In the spirit of this common vision, even as annual production continues per usual, we are giving special emphasis this summer to projects involving the introduction of perennial plants, the synthesis of animal grazing and forest management, and the establishment of multi-species ecologies that minimize off-site inputs. To name a few:
- Our pigs are happily grunting their way through a hitherto-unproductive stand of Scotch Pine, asserting their omnivorousness in their consumption of forest greens and ground insects. We farmers, delighted to see their increased vitality and general contentment, are hardly upset by their dwindling reliance on grain, nor its pleasant effect on the farm budget.

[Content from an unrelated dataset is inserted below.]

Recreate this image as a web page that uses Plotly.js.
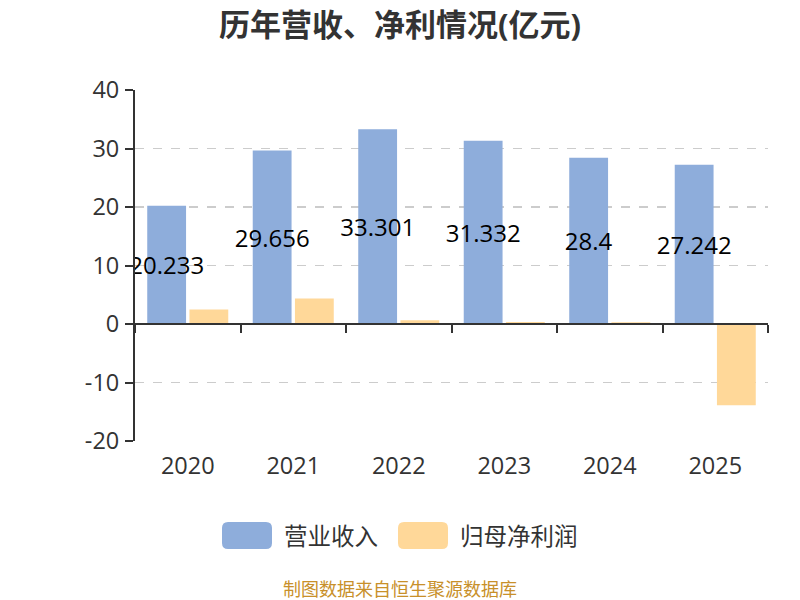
<!DOCTYPE html>
<html><head><meta charset="utf-8">
<script src="https://cdn.plot.ly/plotly-3.0.1.min.js"></script>
<style>body{margin:0}#c{width:800px;height:600px}</style>
</head><body><div id="c"></div>
<script>
const years = ['2020','2021','2022','2023','2024','2025'];
const revenue = [20.233, 29.656, 33.301, 31.332, 28.4, 27.242];
const profit = [2.48, 4.38, 0.64, 0.35, 0.3, -13.9];
const revenueLabels = ['20.233','29.656','33.301','31.332','28.4','27.242'];
const yTicks = [-20,-10,0,10,20,30,40];
const yTickLabels = ['-20','-10','0','10','20','30','40'];
const seriesNames = ['营业收入','归母净利润'];
const seriesColors = ['#8eaddb','#ffd899'];

const FONT = '"Open Sans", "Noto Sans CJK SC", sans-serif';
const M = {l:135, r:32, t:90, b:159};
const W = 800, H = 600;
const pw = W - M.l - M.r, ph = H - M.t - M.b;
const px2x = p => (p - M.l) / pw;
const py2y = p => (H - M.b - p) / ph;

const traces = [
  {type:'bar', name:seriesNames[0], x:years, y:revenue, marker:{color:seriesColors[0]},
   text:revenueLabels, textposition:'inside', insidetextanchor:'middle', constraintext:'none', textangle:0,
   textfont:{color:'#000', size:24, family:FONT}, hoverinfo:'none', showlegend:false},
  {type:'bar', name:seriesNames[1], x:years, y:profit, marker:{color:seriesColors[1]}, hoverinfo:'none', showlegend:false}
];

// custom legend (large rounded swatches)
function roundRect(x0, y0, x1, y1, r) {
  const X = px2x, Y = py2y;
  return `M${X(x0+r)},${Y(y0)} L${X(x1-r)},${Y(y0)} Q${X(x1)},${Y(y0)} ${X(x1)},${Y(y0+r)} ` +
         `L${X(x1)},${Y(y1-r)} Q${X(x1)},${Y(y1)} ${X(x1-r)},${Y(y1)} L${X(x0+r)},${Y(y1)} ` +
         `Q${X(x0)},${Y(y1)} ${X(x0)},${Y(y1-r)} L${X(x0)},${Y(y0+r)} Q${X(x0)},${Y(y0)} ${X(x0+r)},${Y(y0)} Z`;
}
const legendSwatchX = [222, 398];
const legendTextX = [282, 458];
const legendY0 = 522, legendY1 = 549;
const shapes = [], annotations = [];
for (let i = 0; i < seriesNames.length; i++) {
  shapes.push({type:'path', xref:'paper', yref:'paper', path:roundRect(legendSwatchX[i], legendY0, legendSwatchX[i]+50, legendY1, 6),
               fillcolor:seriesColors[i], line:{width:0}});
  annotations.push({text:seriesNames[i], xref:'paper', yref:'paper', x:px2x(legendTextX[i]), y:py2y((legendY0+legendY1)/2),
                    xanchor:'left', yanchor:'middle', showarrow:false, font:{size:23.5, color:'#333', family:FONT}});
}
annotations.push({text:'制图数据来自恒生聚源数据库', xref:'paper', yref:'paper', x:px2x(400), y:py2y(589),
                  xanchor:'center', yanchor:'middle', showarrow:false, font:{size:18, color:'#c8902a', family:FONT}});

const layout = {
  width:W, height:H, margin:M,
  paper_bgcolor:'#fff', plot_bgcolor:'#fff',
  font:{family:FONT, color:'#333', size:22},
  title:{text:'<b>历年营收、净利情况(亿元)</b>', x:0.5, xanchor:'center', xref:'container',
         y:1-25/H, yanchor:'middle', yref:'container', font:{size:31, color:'#333', family:FONT}},
  barmode:'group', bargap:0.2, bargroupgap:0.08,
  xaxis:{type:'category', anchor:'free', position:1/3, showline:true, linecolor:'#333', linewidth:2,
         ticks:'outside', tickson:'boundaries', ticklen:8, tickwidth:2, tickcolor:'#333',
         showgrid:false, zeroline:false, ticklabelstandoff:121,
         tickfont:{size:23.5, color:'#333', family:FONT}},
  yaxis:{range:[-20,40], tickvals:yTicks, ticktext:yTickLabels, showline:true, linecolor:'#333', linewidth:2,
         ticks:'outside', ticklen:8, tickwidth:2, tickcolor:'#333',
         showgrid:true, gridcolor:'#cccccc', griddash:'dash', gridwidth:1.5,
         zeroline:false, tickfont:{size:23.5, color:'#333', family:FONT}, ticklabelstandoff:1},
  showlegend:false,
  shapes:shapes, annotations:annotations
};
Plotly.newPlot('c', traces, layout, {displayModeBar:false, staticPlot:true});
</script></body></html>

- In Dexter Pasture, the sheep and their adopted adolescent billy goat make their way daily through new swaths of grass, preferring to chomp at the top of each stalk, and being sure to leave the woodier, protein-rich cuts for tomorrow’s follow-up team of laying hens. The birds’ appreciation, I’m sure, is not limited to these grassy leftovers, but extends also towards the insect congregations on the sheep’s so graciously-recycled nutrient piles.
- The future site of our forest garden, having just been pig-tilled, is now home to an industrious flock of free-range laying hens whose aptitude for escaping their fencing is surpassed only by their ability to elude capture once they have done so. An armada of potted perennial warriors—seaberries, walking onions, hops, chives, rhubarb, hardy kiwi, etc.—sit on the Meadow House porch, patiently (or so we think) awaiting the day they will follow in the chicken’s footsteps and make their first acquaintance with mother earth.
In every instance, the work that makes possible these exciting projects could not be accomplished without the enthusiastic assistance of our campers. From the constant fence relocation that conducts the aforementioned Dexter Orchestra, to the ceaseless diligence of those at Waiter’s Bell in reporting escaped hens, it is evident that without the help of all hands in our community, big or small, operations here on the farm would come to a scraping halt. We are blessed to have the entirety of both camps once each week for Community Morning, and then marvel at the expediency with which otherwise Sisyphean tasks come to a speedy conclusion.
As for myself, I am continually surprised and humbled by the thoughtfulness with which a 9-year-old can assume responsibility and concern for the well-being of an ewe twice their weight. I’m thankful that we have campers present to co-author this chapter in our farm’s story, and that I’m sometimes afforded a glimpse at the proceedings through their eyes. It helps to remind us why we do what we do, and it truly is a gift not all farmers receive.